- **STORED DATA**:
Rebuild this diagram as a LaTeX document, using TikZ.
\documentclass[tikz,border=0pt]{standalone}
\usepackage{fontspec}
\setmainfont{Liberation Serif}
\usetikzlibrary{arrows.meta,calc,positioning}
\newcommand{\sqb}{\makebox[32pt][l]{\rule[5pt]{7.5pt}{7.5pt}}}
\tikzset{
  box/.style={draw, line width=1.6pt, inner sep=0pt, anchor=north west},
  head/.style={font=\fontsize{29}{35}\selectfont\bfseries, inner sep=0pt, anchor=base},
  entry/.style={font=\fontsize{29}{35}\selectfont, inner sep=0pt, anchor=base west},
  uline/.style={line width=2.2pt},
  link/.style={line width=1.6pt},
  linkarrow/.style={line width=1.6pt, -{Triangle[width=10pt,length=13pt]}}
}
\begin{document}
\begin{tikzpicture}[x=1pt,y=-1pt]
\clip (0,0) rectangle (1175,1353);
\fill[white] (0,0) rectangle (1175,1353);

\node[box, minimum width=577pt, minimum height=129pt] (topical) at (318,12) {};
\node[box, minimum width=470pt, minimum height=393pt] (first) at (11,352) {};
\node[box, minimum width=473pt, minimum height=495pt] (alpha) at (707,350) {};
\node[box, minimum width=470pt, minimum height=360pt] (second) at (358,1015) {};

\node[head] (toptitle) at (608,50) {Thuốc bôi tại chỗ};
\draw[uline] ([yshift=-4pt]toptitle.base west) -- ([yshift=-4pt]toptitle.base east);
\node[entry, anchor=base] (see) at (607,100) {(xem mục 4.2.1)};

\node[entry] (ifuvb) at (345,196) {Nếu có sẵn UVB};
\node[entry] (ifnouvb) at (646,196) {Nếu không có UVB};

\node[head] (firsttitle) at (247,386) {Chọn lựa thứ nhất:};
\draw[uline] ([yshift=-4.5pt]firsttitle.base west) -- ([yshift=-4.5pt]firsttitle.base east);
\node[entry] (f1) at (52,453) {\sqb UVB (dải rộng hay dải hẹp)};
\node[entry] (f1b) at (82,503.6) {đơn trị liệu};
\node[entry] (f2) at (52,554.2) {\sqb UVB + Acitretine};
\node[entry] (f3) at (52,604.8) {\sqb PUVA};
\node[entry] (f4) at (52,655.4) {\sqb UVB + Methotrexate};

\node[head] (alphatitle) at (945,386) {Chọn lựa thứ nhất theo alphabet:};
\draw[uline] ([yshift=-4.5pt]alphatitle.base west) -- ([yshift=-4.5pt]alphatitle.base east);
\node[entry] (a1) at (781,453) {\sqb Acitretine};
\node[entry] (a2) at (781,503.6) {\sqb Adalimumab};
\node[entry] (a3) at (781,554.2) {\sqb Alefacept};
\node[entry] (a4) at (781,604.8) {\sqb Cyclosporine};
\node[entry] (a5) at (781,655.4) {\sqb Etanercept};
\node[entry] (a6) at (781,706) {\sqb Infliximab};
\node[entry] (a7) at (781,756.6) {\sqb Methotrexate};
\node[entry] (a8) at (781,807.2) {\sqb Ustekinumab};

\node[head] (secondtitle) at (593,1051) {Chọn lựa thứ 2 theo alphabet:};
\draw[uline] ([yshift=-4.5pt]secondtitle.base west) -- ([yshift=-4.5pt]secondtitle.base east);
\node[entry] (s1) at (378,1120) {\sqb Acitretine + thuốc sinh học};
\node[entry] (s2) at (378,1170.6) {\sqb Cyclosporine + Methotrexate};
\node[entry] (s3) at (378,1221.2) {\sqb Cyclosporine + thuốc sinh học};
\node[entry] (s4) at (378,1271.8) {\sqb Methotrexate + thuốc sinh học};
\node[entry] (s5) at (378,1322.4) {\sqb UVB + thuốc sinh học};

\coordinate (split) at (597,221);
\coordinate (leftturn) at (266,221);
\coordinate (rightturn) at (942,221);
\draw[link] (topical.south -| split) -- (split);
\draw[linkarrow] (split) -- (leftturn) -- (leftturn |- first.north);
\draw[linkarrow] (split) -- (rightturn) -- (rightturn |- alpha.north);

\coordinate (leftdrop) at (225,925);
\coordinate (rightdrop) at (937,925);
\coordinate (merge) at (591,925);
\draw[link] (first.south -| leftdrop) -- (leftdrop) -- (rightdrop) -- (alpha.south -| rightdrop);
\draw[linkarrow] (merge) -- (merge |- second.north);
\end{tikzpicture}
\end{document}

- **WHAT IS EXPECTED**: Each line of the material should be duplicated exactly, please.

- **RIGHT ANSWER**:
Rebuild this diagram as a LaTeX document, using TikZ.
\documentclass[tikz,border=0pt]{standalone}
\usepackage{fontspec}
\setmainfont{Liberation Serif}
\usetikzlibrary{arrows.meta,calc,positioning}
\newcommand{\sqb}{\makebox[32pt][l]{\rule[5pt]{7.5pt}{7.5pt}}}
\tikzset{
  box/.style={draw, line width=1.6pt, inner sep=0pt, anchor=north west},
  head/.style={font=\fontsize{29}{35}\selectfont\bfseries, inner sep=0pt, anchor=base},
  entry/.style={font=\fontsize{29}{35}\selectfont, inner sep=0pt, anchor=base west},
  uline/.style={line width=2.2pt},
  link/.style={line width=1.6pt},
  linkarrow/.style={line width=1.6pt, -{Triangle[width=10pt,length=13pt]}}
}
\begin{document}
\begin{tikzpicture}[x=1pt,y=-1pt]
\clip (0,0) rectangle (1175,1353);
\fill[white] (0,0) rectangle (1175,1353);

\node[box, minimum width=577pt, minimum height=129pt] (topical) at (318,12) {};
\node[box, minimum width=470pt, minimum height=393pt] (first) at (11,352) {};
\node[box, minimum width=473pt, minimum height=495pt] (alpha) at (707,350) {};
\node[box, minimum width=470pt, minimum height=360pt] (second) at (358,1015) {};

\node[head] (toptitle) at (608,50) {Thuốc bôi tại chỗ};
\draw[uline] ([yshift=-4pt]toptitle.base west) -- ([yshift=-4pt]toptitle.base east);
\node[entry, anchor=base] (see) at (607,100) {(xem mục 4.2.1)};

\node[entry] (ifuvb) at (345,196) {Nếu có sẵn UVB};
\node[entry] (ifnouvb) at (646,196) {Nếu không có UVB};

\node[head] (firsttitle) at (247,386) {Chọn lựa thứ nhất:};
\draw[uline] ([yshift=-4.5pt]firsttitle.base west) -- ([yshift=-4.5pt]firsttitle.base east);
\node[entry] (f1) at (52,453) {\sqb UVB (dải rộng hay dải hẹp)};
\node[entry] (f1b) at (82,503.6) {đơn trị liệu};
\node[entry] (f2) at (52,554.2) {\sqb UVB + Acitretine};
\node[entry] (f3) at (52,604.8) {\sqb PUVA};
\node[entry] (f4) at (52,655.4) {\sqb UVB + Methotrexate};

\node[head] (alphatitle) at (945,386) {Chọn lựa thứ nhất theo alphabet:};
\draw[uline] ([yshift=-4.5pt]alphatitle.base west) -- ([yshift=-4.5pt]alphatitle.base east);
\node[entry] (a1) at (781,453) {\sqb Acitretine};
\node[entry] (a2) at (781,503.6) {\sqb Adalimumab};
\node[entry] (a3) at (781,554.2) {\sqb Alefacept};
\node[entry] (a4) at (781,604.8) {\sqb Cyclosporine};
\node[entry] (a5) at (781,655.4) {\sqb Etanercept};
\node[entry] (a6) at (781,706) {\sqb Infliximab};
\node[entry] (a7) at (781,756.6) {\sqb Methotrexate};
\node[entry] (a8) at (781,807.2) {\sqb Ustekinumab};

\node[head] (secondtitle) at (593,1051) {Chọn lựa thứ 2 theo alphabet:};
\draw[uline] ([yshift=-4.5pt]secondtitle.base west) -- ([yshift=-4.5pt]secondtitle.base east);
\node[entry] (s1) at (378,1120) {\sqb Acitretine + thuốc sinh học};
\node[entry] (s2) at (378,1170.6) {\sqb Cyclosporine + Methotrexate};
\node[entry] (s3) at (378,1221.2) {\sqb Cyclosporine + thuốc sinh học};
\node[entry] (s4) at (378,1271.8) {\sqb Methotrexate + thuốc sinh học};
\node[entry] (s5) at (378,1322.4) {\sqb UVB + thuốc sinh học};

\coordinate (split) at (597,221);
\coordinate (leftturn) at (266,221);
\coordinate (rightturn) at (942,221);
\draw[link] (topical.south -| split) -- (split);
\draw[linkarrow] (split) -- (leftturn) -- (leftturn |- first.north);
\draw[linkarrow] (split) -- (rightturn) -- (rightturn |- alpha.north);

\coordinate (leftdrop) at (225,925);
\coordinate (rightdrop) at (937,925);
\coordinate (merge) at (591,925);
\draw[link] (first.south -| leftdrop) -- (leftdrop) -- (rightdrop) -- (alpha.south -| rightdrop);
\draw[linkarrow] (merge) -- (merge |- second.north);
\end{tikzpicture}
\end{document}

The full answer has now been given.